By Megan Poinski, Megan@MarylandReporter.com

This map from the Department of Planning shows population growth during the last decade in the state's eight current congressional districts.
This map from the Department of Planning shows population growth during the last decade in the state's eight current congressional districts.

(July 07, 2011)—The Governor’s Redistricting Advisory Committee will have several public hearings throughout the state this summer in order to give people a chance to give their input on where lines should be drawn for congressional and state legislative districts.

“We have the very important role of hearing from the public as the state goes through this once-a-decade process,” said Jeanne Hitchcock, the committee’s chairwoman, at the committee’s organizational meeting on Wednesday. Hitchcock is Gov. Martin O’Malley’s appointments secretary.

Every 10 years, after the U.S. Census, the redistricting process begins. Its purpose is to ensure that each Maryland member in the U.S. House of Representatives represents the same number of residents, and that each of the 47 state legislative districts has close to the same amount of people living in it.

Maryland’s population grew about 9% since the 2000 Census, and the state will keep eight members of the U.S. House of Representatives.

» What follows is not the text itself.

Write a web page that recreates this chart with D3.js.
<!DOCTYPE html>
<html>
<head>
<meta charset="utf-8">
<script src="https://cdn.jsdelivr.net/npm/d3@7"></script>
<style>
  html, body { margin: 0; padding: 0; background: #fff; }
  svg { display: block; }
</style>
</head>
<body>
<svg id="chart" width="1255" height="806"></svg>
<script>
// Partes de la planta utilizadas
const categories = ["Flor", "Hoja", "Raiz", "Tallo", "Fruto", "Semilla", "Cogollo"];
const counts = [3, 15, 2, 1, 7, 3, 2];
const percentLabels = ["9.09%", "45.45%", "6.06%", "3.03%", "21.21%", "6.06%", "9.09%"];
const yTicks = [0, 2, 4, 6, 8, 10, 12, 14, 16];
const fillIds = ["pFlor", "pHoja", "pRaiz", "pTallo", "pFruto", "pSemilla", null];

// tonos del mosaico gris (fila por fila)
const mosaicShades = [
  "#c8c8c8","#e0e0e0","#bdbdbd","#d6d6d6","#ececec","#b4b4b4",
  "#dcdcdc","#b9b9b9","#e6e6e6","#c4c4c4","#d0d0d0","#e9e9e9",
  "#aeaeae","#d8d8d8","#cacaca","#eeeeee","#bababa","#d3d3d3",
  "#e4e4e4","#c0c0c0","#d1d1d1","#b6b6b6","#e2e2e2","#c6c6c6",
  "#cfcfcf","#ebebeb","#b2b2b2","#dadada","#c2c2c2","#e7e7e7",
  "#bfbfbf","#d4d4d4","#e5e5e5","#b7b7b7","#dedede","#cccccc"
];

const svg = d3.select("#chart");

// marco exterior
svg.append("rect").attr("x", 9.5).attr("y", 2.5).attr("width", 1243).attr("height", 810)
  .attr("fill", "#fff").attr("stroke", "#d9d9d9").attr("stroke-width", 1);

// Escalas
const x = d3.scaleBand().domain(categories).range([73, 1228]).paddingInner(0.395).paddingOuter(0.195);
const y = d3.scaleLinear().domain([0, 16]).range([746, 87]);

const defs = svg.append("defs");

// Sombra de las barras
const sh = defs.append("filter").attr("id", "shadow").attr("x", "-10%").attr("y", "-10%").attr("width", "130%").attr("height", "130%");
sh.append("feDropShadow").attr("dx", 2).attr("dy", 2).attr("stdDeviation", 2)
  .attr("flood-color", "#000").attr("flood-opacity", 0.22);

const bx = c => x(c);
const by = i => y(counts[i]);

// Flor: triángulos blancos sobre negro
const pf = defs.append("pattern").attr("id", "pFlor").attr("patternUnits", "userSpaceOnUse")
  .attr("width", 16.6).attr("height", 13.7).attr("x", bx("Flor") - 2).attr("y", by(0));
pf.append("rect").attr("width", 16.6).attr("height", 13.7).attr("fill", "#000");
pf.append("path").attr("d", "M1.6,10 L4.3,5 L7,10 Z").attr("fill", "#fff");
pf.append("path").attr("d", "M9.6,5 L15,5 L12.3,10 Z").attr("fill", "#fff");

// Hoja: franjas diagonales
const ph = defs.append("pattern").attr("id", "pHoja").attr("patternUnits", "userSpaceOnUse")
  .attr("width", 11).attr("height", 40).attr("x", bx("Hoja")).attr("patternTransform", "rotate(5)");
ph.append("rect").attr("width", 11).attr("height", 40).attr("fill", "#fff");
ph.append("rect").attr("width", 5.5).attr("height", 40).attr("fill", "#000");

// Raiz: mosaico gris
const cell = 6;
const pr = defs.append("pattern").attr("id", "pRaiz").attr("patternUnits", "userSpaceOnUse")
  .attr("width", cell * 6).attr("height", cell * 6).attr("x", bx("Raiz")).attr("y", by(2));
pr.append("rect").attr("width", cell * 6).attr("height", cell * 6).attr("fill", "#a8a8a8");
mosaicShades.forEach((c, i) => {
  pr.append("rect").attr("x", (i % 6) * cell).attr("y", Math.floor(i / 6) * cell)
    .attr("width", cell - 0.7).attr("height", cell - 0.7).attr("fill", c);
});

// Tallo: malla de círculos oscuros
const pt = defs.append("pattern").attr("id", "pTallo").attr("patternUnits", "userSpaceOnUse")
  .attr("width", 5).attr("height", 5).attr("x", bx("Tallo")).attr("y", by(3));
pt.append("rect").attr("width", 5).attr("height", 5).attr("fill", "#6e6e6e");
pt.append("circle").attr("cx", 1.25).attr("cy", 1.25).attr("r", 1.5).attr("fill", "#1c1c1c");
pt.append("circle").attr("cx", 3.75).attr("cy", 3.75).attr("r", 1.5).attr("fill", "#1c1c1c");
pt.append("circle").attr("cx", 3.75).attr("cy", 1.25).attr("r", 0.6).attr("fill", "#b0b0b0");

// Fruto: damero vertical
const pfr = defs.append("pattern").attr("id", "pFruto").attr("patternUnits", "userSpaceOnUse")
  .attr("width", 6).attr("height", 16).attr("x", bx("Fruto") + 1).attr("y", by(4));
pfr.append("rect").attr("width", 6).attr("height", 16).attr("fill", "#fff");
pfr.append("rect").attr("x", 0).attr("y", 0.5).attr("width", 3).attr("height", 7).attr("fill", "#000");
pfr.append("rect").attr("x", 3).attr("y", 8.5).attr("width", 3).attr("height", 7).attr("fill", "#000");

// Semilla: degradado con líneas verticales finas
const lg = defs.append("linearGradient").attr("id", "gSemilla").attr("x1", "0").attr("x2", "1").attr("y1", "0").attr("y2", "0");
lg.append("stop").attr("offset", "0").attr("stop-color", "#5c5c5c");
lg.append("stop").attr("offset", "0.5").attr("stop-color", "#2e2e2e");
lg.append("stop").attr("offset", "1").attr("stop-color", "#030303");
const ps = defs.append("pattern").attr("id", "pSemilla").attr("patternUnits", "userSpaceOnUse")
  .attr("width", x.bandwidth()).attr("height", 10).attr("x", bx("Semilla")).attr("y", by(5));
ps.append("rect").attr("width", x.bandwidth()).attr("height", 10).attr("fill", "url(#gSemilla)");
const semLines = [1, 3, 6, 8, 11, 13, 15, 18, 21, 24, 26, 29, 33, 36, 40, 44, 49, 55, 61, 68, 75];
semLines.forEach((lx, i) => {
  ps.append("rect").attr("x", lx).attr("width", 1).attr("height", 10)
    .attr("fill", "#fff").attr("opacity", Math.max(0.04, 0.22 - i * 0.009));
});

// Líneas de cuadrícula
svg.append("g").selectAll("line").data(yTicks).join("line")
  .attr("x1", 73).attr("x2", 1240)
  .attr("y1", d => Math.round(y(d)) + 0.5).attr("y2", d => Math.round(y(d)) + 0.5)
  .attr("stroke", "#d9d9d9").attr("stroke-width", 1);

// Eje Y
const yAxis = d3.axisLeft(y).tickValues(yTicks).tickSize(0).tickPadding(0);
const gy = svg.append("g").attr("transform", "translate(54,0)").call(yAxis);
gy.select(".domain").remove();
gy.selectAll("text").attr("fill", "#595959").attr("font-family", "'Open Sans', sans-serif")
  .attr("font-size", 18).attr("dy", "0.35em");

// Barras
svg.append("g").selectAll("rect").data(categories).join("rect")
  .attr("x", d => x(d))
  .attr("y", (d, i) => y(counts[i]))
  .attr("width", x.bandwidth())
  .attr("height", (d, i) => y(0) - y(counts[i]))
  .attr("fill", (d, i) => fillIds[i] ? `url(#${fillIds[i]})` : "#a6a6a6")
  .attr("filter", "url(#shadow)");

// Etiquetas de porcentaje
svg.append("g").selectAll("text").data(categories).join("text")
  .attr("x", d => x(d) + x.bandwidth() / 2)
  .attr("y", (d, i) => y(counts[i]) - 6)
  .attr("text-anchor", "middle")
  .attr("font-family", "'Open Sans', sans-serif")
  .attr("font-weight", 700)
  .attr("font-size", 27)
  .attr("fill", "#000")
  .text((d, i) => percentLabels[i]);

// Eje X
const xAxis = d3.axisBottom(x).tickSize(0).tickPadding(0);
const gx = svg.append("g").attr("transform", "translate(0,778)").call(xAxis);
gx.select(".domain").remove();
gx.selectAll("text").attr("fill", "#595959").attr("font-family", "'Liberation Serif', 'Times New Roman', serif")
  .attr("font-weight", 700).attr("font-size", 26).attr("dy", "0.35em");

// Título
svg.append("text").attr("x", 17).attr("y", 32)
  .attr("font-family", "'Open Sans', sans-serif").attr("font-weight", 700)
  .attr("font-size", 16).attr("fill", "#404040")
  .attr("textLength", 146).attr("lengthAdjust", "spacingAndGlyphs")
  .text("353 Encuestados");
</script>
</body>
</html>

The committee will be working with the public to put together two proposals for O’Malley. One proposal will draw the lines for the state’s eight congressional districts, and will be presented to the governor this fall. The second proposal will draw the state’s 47 legislative districts, and will be presented to O’Malley in December.

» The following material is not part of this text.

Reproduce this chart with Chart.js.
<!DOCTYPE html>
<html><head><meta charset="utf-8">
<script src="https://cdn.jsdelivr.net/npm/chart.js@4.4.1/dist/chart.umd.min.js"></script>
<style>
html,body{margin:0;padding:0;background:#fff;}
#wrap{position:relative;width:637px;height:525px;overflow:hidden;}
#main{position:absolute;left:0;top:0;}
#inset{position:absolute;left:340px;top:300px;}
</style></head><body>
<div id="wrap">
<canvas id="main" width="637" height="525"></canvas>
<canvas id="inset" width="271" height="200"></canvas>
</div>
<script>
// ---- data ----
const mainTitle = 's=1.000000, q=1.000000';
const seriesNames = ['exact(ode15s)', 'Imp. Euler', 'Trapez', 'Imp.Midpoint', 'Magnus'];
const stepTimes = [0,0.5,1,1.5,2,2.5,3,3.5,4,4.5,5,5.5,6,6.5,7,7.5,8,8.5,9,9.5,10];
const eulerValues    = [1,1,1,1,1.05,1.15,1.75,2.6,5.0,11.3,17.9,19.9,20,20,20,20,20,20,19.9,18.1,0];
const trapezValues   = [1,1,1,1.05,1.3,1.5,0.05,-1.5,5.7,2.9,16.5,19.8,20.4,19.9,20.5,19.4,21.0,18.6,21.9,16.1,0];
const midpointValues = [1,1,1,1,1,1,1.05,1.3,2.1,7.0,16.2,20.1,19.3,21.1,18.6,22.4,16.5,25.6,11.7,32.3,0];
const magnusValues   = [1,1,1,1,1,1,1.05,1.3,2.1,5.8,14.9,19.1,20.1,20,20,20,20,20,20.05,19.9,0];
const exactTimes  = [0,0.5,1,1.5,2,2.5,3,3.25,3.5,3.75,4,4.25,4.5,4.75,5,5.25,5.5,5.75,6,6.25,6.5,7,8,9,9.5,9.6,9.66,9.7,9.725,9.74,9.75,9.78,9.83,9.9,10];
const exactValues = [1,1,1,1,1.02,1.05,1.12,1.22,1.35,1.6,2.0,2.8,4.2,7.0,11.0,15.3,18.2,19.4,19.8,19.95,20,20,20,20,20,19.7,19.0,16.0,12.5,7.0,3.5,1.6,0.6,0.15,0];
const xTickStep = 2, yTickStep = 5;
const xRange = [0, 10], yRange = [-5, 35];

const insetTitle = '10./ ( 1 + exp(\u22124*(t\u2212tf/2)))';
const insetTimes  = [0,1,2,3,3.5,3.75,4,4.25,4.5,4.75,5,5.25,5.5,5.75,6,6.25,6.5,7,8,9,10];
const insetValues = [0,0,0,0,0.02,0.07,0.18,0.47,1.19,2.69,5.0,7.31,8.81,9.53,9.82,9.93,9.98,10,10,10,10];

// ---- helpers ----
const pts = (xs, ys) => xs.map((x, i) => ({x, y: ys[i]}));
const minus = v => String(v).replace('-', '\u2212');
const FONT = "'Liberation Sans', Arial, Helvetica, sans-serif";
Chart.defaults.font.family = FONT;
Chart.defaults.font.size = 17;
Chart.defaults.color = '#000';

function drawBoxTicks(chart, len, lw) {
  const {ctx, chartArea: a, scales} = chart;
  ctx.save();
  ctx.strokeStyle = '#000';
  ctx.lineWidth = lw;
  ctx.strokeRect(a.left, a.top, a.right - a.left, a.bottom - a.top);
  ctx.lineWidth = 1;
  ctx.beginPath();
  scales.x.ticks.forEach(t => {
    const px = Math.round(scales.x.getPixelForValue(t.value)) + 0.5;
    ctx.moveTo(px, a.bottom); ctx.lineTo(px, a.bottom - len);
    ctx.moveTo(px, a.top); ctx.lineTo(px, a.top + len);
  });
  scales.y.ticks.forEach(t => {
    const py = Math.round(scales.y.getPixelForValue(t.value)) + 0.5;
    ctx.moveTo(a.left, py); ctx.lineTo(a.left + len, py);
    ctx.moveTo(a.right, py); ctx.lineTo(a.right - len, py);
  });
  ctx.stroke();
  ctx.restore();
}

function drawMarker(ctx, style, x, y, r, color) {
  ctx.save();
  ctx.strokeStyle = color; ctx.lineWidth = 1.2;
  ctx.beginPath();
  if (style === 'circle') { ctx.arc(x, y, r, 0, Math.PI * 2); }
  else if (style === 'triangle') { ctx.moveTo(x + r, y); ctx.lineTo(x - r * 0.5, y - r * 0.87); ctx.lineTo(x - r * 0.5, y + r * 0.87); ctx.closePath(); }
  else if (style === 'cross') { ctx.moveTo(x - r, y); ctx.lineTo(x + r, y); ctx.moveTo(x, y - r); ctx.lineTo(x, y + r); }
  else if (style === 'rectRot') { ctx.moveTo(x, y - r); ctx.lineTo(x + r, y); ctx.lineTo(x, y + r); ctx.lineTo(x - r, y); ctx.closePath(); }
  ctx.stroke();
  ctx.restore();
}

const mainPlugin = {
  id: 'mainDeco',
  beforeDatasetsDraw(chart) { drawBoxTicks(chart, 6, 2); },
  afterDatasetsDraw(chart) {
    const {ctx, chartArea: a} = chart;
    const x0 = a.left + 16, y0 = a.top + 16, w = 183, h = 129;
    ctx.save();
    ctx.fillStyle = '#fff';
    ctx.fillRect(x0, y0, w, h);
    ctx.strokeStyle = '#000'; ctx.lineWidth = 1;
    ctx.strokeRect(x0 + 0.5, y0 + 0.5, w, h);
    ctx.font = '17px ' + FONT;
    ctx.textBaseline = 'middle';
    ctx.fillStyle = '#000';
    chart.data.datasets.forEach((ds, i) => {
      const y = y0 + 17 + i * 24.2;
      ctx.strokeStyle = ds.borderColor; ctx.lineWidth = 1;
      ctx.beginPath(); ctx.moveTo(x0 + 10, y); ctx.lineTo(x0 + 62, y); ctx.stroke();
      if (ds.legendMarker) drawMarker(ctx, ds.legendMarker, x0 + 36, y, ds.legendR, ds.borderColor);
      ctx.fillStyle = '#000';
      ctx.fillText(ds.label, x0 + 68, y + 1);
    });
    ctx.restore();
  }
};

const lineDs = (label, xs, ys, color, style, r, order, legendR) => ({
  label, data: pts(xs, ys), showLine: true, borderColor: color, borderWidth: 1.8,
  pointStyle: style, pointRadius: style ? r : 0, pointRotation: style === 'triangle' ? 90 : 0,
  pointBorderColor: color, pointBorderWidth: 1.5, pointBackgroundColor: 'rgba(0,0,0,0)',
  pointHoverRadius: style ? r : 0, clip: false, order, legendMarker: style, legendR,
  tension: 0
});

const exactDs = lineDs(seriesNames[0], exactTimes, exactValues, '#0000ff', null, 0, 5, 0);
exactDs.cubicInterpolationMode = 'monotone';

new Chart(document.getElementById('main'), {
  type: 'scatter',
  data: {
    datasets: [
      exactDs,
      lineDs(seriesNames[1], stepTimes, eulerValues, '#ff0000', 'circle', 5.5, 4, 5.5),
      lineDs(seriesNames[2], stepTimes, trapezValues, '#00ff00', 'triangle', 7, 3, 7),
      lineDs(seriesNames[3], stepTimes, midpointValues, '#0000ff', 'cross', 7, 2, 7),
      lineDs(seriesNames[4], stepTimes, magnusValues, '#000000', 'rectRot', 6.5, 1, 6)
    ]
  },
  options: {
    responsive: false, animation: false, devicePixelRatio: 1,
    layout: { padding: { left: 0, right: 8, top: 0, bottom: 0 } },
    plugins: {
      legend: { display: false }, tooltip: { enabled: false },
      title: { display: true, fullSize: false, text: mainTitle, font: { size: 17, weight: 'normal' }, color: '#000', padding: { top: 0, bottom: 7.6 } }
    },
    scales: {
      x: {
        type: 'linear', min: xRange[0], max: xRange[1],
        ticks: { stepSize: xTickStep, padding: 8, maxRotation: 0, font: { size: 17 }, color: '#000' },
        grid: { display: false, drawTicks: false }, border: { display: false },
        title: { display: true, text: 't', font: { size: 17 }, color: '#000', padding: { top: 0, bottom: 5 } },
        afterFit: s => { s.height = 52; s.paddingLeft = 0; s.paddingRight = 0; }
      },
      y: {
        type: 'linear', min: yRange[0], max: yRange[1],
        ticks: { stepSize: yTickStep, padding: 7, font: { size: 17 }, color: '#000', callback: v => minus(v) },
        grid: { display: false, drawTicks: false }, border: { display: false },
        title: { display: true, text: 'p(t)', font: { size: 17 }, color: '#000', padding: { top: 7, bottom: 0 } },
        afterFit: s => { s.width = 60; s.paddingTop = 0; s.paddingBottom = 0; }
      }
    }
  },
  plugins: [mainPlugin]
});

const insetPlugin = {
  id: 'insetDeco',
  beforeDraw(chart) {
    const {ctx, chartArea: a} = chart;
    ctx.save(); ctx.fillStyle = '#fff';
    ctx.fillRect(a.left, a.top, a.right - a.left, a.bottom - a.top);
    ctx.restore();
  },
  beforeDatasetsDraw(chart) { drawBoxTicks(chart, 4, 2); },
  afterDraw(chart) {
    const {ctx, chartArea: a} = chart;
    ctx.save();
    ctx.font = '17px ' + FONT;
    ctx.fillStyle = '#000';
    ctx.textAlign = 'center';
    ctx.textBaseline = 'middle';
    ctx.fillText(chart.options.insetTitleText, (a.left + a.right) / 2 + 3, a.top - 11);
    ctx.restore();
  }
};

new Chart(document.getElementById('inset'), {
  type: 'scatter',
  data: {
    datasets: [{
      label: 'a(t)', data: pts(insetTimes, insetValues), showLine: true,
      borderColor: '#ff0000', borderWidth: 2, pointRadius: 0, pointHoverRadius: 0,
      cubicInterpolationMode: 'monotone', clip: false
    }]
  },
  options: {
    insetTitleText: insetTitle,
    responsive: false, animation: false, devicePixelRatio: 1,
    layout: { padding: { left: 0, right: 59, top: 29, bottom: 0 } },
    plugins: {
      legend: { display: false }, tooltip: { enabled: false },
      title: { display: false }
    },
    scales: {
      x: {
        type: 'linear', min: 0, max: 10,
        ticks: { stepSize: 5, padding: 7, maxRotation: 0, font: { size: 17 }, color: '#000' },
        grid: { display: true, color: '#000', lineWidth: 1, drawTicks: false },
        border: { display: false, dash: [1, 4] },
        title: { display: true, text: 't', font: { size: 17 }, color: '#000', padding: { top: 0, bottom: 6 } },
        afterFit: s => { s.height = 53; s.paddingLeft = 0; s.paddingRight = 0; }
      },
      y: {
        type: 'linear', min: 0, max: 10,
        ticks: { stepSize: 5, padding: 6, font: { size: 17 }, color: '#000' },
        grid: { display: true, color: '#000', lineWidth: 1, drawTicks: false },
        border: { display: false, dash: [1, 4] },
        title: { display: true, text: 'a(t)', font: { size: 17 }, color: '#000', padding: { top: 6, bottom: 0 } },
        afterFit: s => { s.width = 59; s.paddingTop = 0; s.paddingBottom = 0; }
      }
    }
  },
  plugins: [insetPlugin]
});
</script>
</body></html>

Because the congressional districts need to be drawn in time for the April 3 primary election in 2012, the General Assembly will meet in a special session to approve them, likely to be the week of Oct. 17.

The other committee members are Senate President Mike Miller, who has served on the previous two commissions in 2001 and 1991; House of Delegates Speaker Michael Busch; Prince George’s County businessman Richard Stewart; and former Del. James King, the only Republican.

Between now and September, somewhere between eight and 12 hearings on redistricting will be held throughout the state. Hitchcock said that the meeting schedule is likely to be put together this week.

O’Malley will look at the recommendations from the committee and finalize both proposals, presenting them to the General Assembly for its approval.

The state legislative districts will be presented to the General Assembly on its first day of the 2012 regular session. The General Assembly will have 45 days to act on it, and the governor’s plan goes into effect if the legislature fails to enact an alternative.

Assistant Attorney General Dan Friedman, who advises the legislature, presented some of the law behind redistricting at Wednesday’s meeting. For Congressional districts, there should be as close to the exact same number of people represented by each representative as possible.

“If the population of the state is divisible by eight, each district should have the exact same number of people,” Friedman said.

Federal law also requires that Congressional districts be drawn so that racial and ethnic minorities will be able to elect representatives from their communities, Friedman said.

For state legislative districts, Friedman said the goal is to make all 47 close to equal, with variances of less than 5% of the state’s total population. They also need to be contiguous, as compact as possible, and give regard to natural and political boundaries — standards in the state constitution that congressional districts do not have to meet.